# START OF Stored data
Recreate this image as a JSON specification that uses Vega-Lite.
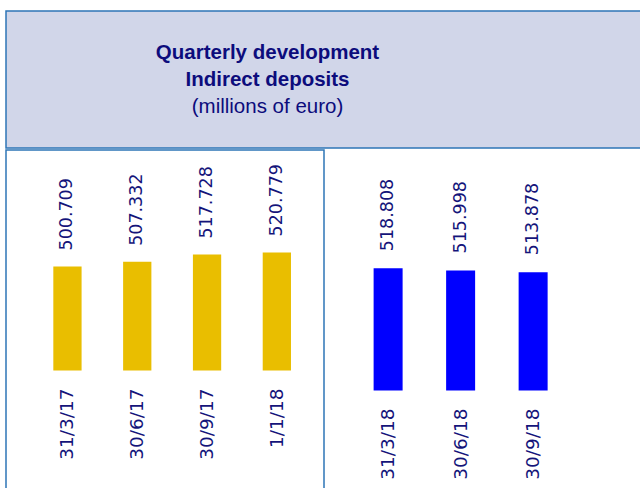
{
  "$schema": "https://vega.github.io/schema/vega-lite/v6.json",
  "padding": {"left": 5, "top": 10, "right": 0, "bottom": 0},
  "background": "white",
  "spacing": 0,
  "config": {"view": {"stroke": null}, "concat": {"spacing": 0}},
  "datasets": {
    "title": [
      {"line": 1, "text": "Quarterly development", "bold": true},
      {"line": 2, "text": "Indirect deposits", "bold": true},
      {"line": 3, "text": "(millions of euro)", "bold": false}
    ],
    "d2017": [
      {"date": "31/3/17", "value": 500.709},
      {"date": "30/6/17", "value": 507.332},
      {"date": "30/9/17", "value": 517.728},
      {"date": "1/1/18", "value": 520.779}
    ],
    "d2018": [
      {"date": "31/3/18", "value": 518.808},
      {"date": "30/6/18", "value": 515.998},
      {"date": "30/9/18", "value": 513.878}
    ]
  },
  "vconcat": [
    {
      "width": 635,
      "height": 137,
      "view": {"fill": "#D1D6E9", "stroke": "#2E75B6", "strokeWidth": 1.5},
      "data": {"name": "title"},
      "encoding": {
        "y": {"field": "line", "type": "ordinal", "scale": {"type": "point", "domain": [1, 2, 3], "range": [48, 102], "padding": 0}, "axis": null},
        "text": {"field": "text"}
      },
      "layer": [
        {
          "transform": [{"filter": "datum.bold"}],
          "mark": {"type": "text", "font": "Liberation Sans", "fontSize": 20.5, "fontWeight": "bold", "color": "#0c0c7c", "dx": -56, "baseline": "alphabetic", "align": "center"}
        },
        {
          "transform": [{"filter": "!datum.bold"}],
          "mark": {"type": "text", "font": "Liberation Sans", "fontSize": 20.5, "fontWeight": "normal", "color": "#0c0c7c", "dx": -56, "baseline": "alphabetic", "align": "center"}
        }
      ]
    },
    {
      "spacing": 0,
      "hconcat": [
        {
          "width": 318,
          "height": 341,
          "view": {"stroke": "#2E75B6", "strokeWidth": 1.5},
          "data": {"name": "d2017"},
          "encoding": {
            "x": {"field": "date", "type": "nominal", "sort": null, "scale": {"paddingInner": 0.595, "paddingOuter": 0.5755, "align": 0.589}, "axis": null}
          },
          "layer": [
            {
              "mark": {"type": "bar", "color": "#E9BE00"},
              "encoding": {
                "y": {"field": "value", "type": "quantitative", "scale": {"domain": [180.0, 667.1], "nice": false, "zero": false}, "axis": null},
                "y2": {"datum": 352.1}
              }
            },
            {
              "mark": {"type": "text", "angle": 270, "align": "left", "baseline": "middle", "dx": 16, "font": "DejaVu Sans", "fontSize": 17.5, "color": "#14147a"},
              "encoding": {
                "y": {"field": "value", "type": "quantitative"},
                "text": {"field": "value", "type": "quantitative", "format": ".3f"}
              }
            },
            {
              "mark": {"type": "text", "angle": 270, "align": "right", "baseline": "middle", "dx": -18, "font": "DejaVu Sans", "fontSize": 18.5, "color": "#14147a"},
              "encoding": {
                "y": {"datum": 352.1},
                "text": {"field": "date"}
              }
            }
          ]
        },
        {
          "width": 317,
          "height": 341,
          "data": {"name": "d2018"},
          "encoding": {
            "x": {"field": "date", "type": "nominal", "sort": null, "scale": {"paddingInner": 0.6, "paddingOuter": 0.986, "align": 0.34}, "axis": null}
          },
          "layer": [
            {
              "mark": {"type": "bar", "color": "#0000FF"},
              "encoding": {
                "y": {"field": "value", "type": "quantitative", "scale": {"domain": [243.7, 664.7], "nice": false, "zero": false}, "axis": null},
                "y2": {"datum": 367.8}
              }
            },
            {
              "mark": {"type": "text", "angle": 270, "align": "left", "baseline": "middle", "dx": 17, "font": "DejaVu Sans", "fontSize": 17.5, "color": "#14147a"},
              "encoding": {
                "y": {"field": "value", "type": "quantitative"},
                "text": {"field": "value", "type": "quantitative", "format": ".3f"}
              }
            },
            {
              "mark": {"type": "text", "angle": 270, "align": "right", "baseline": "middle", "dx": -18, "font": "DejaVu Sans", "fontSize": 18.5, "color": "#14147a"},
              "encoding": {
                "y": {"datum": 367.8},
                "text": {"field": "date"}
              }
            }
          ]
        }
      ]
    }
  ]
}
# END OF Stored data
**Problem to work on:**
Restate the data above word for word. Skip every picture.

**Solution for this problem:**
Recreate this image as a JSON specification that uses Vega-Lite.
{
  "$schema": "https://vega.github.io/schema/vega-lite/v6.json",
  "padding": {"left": 5, "top": 10, "right": 0, "bottom": 0},
  "background": "white",
  "spacing": 0,
  "config": {"view": {"stroke": null}, "concat": {"spacing": 0}},
  "datasets": {
    "title": [
      {"line": 1, "text": "Quarterly development", "bold": true},
      {"line": 2, "text": "Indirect deposits", "bold": true},
      {"line": 3, "text": "(millions of euro)", "bold": false}
    ],
    "d2017": [
      {"date": "31/3/17", "value": 500.709},
      {"date": "30/6/17", "value": 507.332},
      {"date": "30/9/17", "value": 517.728},
      {"date": "1/1/18", "value": 520.779}
    ],
    "d2018": [
      {"date": "31/3/18", "value": 518.808},
      {"date": "30/6/18", "value": 515.998},
      {"date": "30/9/18", "value": 513.878}
    ]
  },
  "vconcat": [
    {
      "width": 635,
      "height": 137,
      "view": {"fill": "#D1D6E9", "stroke": "#2E75B6", "strokeWidth": 1.5},
      "data": {"name": "title"},
      "encoding": {
        "y": {"field": "line", "type": "ordinal", "scale": {"type": "point", "domain": [1, 2, 3], "range": [48, 102], "padding": 0}, "axis": null},
        "text": {"field": "text"}
      },
      "layer": [
        {
          "transform": [{"filter": "datum.bold"}],
          "mark": {"type": "text", "font": "Liberation Sans", "fontSize": 20.5, "fontWeight": "bold", "color": "#0c0c7c", "dx": -56, "baseline": "alphabetic", "align": "center"}
        },
        {
          "transform": [{"filter": "!datum.bold"}],
          "mark": {"type": "text", "font": "Liberation Sans", "fontSize": 20.5, "fontWeight": "normal", "color": "#0c0c7c", "dx": -56, "baseline": "alphabetic", "align": "center"}
        }
      ]
    },
    {
      "spacing": 0,
      "hconcat": [
        {
          "width": 318,
          "height": 341,
          "view": {"stroke": "#2E75B6", "strokeWidth": 1.5},
          "data": {"name": "d2017"},
          "encoding": {
            "x": {"field": "date", "type": "nominal", "sort": null, "scale": {"paddingInner": 0.595, "paddingOuter": 0.5755, "align": 0.589}, "axis": null}
          },
          "layer": [
            {
              "mark": {"type": "bar", "color": "#E9BE00"},
              "encoding": {
                "y": {"field": "value", "type": "quantitative", "scale": {"domain": [180.0, 667.1], "nice": false, "zero": false}, "axis": null},
                "y2": {"datum": 352.1}
              }
            },
            {
              "mark": {"type": "text", "angle": 270, "align": "left", "baseline": "middle", "dx": 16, "font": "DejaVu Sans", "fontSize": 17.5, "color": "#14147a"},
              "encoding": {
                "y": {"field": "value", "type": "quantitative"},
                "text": {"field": "value", "type": "quantitative", "format": ".3f"}
              }
            },
            {
              "mark": {"type": "text", "angle": 270, "align": "right", "baseline": "middle", "dx": -18, "font": "DejaVu Sans", "fontSize": 18.5, "color": "#14147a"},
              "encoding": {
                "y": {"datum": 352.1},
                "text": {"field": "date"}
              }
            }
          ]
        },
        {
          "width": 317,
          "height": 341,
          "data": {"name": "d2018"},
          "encoding": {
            "x": {"field": "date", "type": "nominal", "sort": null, "scale": {"paddingInner": 0.6, "paddingOuter": 0.986, "align": 0.34}, "axis": null}
          },
          "layer": [
            {
              "mark": {"type": "bar", "color": "#0000FF"},
              "encoding": {
                "y": {"field": "value", "type": "quantitative", "scale": {"domain": [243.7, 664.7], "nice": false, "zero": false}, "axis": null},
                "y2": {"datum": 367.8}
              }
            },
            {
              "mark": {"type": "text", "angle": 270, "align": "left", "baseline": "middle", "dx": 17, "font": "DejaVu Sans", "fontSize": 17.5, "color": "#14147a"},
              "encoding": {
                "y": {"field": "value", "type": "quantitative"},
                "text": {"field": "value", "type": "quantitative", "format": ".3f"}
              }
            },
            {
              "mark": {"type": "text", "angle": 270, "align": "right", "baseline": "middle", "dx": -18, "font": "DejaVu Sans", "fontSize": 18.5, "color": "#14147a"},
              "encoding": {
                "y": {"datum": 367.8},
                "text": {"field": "date"}
              }
            }
          ]
        }
      ]
    }
  ]
}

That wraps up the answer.